In March the MPC moved the Monetary Policy Rate, MPR(interest rate) to 13.5 per cent after 33 months of maintaining 14 per cent. They justified this move with the existence of adequate external buffers, a strengthening currency, and mild inflation. Factually, lowering interest rate is expected to have relative cushioning effect on the real sector through increased lending to the manufacturing sector. However with the retention of CRR at the rate of 22.5 per cent, the expected impact stands uncertain. It is expected that Commercial Banks will be supported to free more funds for lending.

First quarter of 2019 experienced slow growth in GDP which grew at 2.01 per cent compared to the 2.38 per cent recorded in the fourth quarter of 2018. The reason was attributed to the general election which was believed affected economic activities. Though this growth is higher than the first quarter of 2018 which was 1.89 per cent, the downward trajectory from the quarter four of 2018 suggest that there were no adequate stimulants to effect upward trend of the GDP

In its communiqué no. 125 of the monetary policy committee meeting for July, the CBN projected an output growth in 2019 to peak at 2.27 per cent, while inflation is projected at 11.37 per. They based their underlying arguments in favour of the forecast on the factors which include: favourable oil prices; stable exchange rate; moderate inflationary pressures; enhanced flow of credit to the private sector; sustained CBN interventions in the real sector; effective implementation of the Economic Recovery and Growth Plan (ERGP); building fiscal buffers; and improved security in the food producing areas of the country. Are all these tending towards the affirmative? It is doubtful.

IMF had earlier revised the Nation’s projected GDP growth to 2.0 per cent down from 2.3 per cent earlier projected in October. With crude price currently hovering around 58dpb, IMF projection may over take CBN’s expected favourable oil prices in so much that the crude oil price is lower than the benchmark of 60dpb for the 2019 budget. In this light, the budget may be running on deficit. This is further complicated by the late passage of the budget five months into the fiscal year without a constituted cabinet. No doubt, it becomes impossible to implement it co a considerable percentage.
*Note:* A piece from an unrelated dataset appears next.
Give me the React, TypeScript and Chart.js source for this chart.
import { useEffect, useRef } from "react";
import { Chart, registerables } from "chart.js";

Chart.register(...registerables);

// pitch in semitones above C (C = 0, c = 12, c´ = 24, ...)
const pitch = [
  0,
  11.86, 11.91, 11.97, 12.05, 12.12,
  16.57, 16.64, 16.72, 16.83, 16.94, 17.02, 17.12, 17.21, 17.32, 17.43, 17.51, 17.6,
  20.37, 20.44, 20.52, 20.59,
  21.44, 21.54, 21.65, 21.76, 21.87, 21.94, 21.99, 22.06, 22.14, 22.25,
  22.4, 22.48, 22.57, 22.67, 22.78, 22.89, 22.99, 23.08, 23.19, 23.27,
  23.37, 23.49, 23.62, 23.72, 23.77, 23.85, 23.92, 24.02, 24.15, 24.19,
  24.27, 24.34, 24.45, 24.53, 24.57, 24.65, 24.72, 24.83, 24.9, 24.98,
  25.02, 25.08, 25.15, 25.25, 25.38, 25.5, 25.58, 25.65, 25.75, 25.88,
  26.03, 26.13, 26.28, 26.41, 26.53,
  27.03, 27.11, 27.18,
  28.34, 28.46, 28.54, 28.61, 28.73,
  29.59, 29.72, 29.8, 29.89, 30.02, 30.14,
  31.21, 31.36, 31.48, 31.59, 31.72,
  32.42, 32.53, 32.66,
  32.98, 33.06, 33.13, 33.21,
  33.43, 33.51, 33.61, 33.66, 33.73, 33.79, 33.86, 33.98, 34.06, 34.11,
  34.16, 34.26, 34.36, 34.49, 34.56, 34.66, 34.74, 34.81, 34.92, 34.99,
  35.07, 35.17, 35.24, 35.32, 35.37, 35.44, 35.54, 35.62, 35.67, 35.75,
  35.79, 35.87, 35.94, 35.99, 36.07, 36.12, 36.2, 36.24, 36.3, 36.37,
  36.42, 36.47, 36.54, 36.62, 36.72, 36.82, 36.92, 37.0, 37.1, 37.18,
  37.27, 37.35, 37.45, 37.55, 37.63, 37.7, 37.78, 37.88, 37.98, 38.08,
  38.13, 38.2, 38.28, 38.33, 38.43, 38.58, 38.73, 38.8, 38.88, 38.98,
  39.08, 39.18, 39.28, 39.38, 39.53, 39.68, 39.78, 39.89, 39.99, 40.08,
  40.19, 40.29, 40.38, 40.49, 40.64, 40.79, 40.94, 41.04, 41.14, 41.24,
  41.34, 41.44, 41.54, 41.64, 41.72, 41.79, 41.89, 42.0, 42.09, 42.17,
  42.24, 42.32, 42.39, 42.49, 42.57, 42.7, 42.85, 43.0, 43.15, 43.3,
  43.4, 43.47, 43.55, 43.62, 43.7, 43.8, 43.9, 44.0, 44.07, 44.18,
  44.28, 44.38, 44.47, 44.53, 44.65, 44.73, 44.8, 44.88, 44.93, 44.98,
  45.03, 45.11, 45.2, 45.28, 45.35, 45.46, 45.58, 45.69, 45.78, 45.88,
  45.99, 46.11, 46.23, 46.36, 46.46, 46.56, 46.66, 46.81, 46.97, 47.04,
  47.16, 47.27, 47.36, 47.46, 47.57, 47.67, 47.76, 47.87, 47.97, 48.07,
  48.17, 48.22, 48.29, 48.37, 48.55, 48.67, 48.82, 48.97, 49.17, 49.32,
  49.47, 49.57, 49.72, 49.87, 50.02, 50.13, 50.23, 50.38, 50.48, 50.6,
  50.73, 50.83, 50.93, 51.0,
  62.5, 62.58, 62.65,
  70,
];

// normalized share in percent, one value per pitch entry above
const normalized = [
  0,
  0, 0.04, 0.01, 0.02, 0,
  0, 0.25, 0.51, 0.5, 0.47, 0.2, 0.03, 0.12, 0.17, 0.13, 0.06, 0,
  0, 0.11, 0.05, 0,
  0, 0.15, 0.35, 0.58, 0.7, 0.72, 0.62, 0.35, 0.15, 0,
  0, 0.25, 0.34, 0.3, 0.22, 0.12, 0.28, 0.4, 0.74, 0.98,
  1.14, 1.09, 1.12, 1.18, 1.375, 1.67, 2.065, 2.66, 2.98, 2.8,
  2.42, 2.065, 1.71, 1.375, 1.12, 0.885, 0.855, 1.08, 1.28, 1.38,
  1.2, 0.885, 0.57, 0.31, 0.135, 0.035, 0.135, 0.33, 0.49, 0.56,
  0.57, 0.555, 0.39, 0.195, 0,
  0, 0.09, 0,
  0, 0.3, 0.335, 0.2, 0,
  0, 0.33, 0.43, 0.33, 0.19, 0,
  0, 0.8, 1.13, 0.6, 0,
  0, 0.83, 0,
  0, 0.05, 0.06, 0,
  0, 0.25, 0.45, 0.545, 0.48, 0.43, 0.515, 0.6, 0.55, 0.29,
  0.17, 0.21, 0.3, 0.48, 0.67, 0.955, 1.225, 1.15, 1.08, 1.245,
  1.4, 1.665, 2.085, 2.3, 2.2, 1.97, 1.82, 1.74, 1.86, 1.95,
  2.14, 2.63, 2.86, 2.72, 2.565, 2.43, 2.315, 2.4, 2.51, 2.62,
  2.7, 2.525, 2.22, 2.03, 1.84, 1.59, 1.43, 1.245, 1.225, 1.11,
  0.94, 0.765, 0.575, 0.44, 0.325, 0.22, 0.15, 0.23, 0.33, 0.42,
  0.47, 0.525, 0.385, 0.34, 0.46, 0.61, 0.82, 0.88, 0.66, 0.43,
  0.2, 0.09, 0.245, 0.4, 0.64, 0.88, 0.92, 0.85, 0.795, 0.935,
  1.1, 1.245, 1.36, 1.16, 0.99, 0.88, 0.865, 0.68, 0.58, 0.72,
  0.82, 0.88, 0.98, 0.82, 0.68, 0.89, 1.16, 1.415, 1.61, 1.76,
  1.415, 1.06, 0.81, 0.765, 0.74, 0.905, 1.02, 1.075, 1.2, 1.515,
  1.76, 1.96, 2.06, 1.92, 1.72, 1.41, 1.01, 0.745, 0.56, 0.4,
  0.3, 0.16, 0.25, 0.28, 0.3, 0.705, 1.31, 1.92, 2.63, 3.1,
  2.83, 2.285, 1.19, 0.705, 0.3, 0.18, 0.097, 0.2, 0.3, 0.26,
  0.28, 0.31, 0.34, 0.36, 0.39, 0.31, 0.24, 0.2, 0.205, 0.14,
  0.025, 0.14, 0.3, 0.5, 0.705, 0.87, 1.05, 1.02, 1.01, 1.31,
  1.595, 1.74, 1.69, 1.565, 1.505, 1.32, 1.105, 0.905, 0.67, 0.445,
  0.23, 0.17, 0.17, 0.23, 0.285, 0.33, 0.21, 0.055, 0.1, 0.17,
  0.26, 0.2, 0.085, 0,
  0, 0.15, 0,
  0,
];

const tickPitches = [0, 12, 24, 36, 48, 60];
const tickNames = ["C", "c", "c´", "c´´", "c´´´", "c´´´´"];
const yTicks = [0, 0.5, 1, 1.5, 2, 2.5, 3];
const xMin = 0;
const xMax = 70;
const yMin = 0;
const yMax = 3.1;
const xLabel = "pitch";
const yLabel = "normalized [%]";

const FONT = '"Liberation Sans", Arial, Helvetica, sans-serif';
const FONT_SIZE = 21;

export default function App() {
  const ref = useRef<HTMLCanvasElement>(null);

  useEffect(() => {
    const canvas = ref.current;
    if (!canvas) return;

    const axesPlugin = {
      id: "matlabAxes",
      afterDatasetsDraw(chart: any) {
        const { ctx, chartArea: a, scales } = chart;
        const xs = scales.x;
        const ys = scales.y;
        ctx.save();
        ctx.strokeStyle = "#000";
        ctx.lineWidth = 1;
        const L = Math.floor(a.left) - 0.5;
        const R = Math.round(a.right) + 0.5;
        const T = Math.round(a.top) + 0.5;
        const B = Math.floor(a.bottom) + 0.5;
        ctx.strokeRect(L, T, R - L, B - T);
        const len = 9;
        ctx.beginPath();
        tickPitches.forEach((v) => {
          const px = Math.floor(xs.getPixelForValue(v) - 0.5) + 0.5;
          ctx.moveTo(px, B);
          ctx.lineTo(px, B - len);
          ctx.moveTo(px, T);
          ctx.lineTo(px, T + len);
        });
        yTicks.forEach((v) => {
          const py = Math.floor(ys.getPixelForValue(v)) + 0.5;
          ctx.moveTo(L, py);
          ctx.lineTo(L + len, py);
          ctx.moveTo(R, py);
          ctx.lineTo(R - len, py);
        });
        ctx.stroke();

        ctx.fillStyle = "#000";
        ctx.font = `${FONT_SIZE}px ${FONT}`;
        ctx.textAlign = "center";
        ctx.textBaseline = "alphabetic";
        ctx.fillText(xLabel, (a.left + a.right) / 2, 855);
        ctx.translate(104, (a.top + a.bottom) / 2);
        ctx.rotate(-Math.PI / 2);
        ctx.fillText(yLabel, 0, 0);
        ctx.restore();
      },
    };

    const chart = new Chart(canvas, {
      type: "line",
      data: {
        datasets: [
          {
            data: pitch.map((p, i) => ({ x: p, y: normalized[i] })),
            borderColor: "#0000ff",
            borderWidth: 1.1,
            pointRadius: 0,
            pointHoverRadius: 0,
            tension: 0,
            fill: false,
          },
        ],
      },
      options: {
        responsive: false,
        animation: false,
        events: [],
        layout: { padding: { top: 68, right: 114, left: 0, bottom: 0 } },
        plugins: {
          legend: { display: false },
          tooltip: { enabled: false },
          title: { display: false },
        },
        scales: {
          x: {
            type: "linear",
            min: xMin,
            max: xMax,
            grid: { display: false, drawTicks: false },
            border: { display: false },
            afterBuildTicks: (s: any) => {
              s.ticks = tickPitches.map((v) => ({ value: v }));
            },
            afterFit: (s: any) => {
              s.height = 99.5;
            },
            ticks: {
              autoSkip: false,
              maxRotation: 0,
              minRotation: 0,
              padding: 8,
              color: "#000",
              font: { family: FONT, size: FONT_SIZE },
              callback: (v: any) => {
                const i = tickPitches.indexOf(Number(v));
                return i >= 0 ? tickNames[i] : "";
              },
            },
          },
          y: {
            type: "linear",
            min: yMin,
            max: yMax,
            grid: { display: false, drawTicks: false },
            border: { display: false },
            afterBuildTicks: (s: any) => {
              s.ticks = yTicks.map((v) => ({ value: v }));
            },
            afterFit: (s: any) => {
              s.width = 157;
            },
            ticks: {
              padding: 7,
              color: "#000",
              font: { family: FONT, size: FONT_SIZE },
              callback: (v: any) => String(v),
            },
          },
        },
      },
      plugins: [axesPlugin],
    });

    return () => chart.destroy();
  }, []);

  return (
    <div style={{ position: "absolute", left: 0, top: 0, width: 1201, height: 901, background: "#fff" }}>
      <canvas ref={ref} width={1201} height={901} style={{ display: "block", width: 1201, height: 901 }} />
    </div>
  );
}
However, if CBN sustains its intervention in the real sector coupled with the lowered interest rate, credit flow to the private sector is expected to receive a boost which is likely to make up for the short fall in fiscal spending in the event of poor performance of the budget.

The headline inflation has continued slightly trend downward which is partly due to the CBN support for the agric sector and the stability in the foreign exchange market. With the onset of the harvest season,

prices of commodities are expected to ease further. Again sustaining this downward movement is also uncertain considering the pressure on prices by the high cost of electricity, transportation and production inputs. Menace of agric related insecurity also has compounded the fear of truncated downward movement of the price index.

Putting these arguments in a mix, the slow growth of economic output is expected to continue in the remaining half of the year unless there is improvement in price of oil and adequate fiscal spending is affected.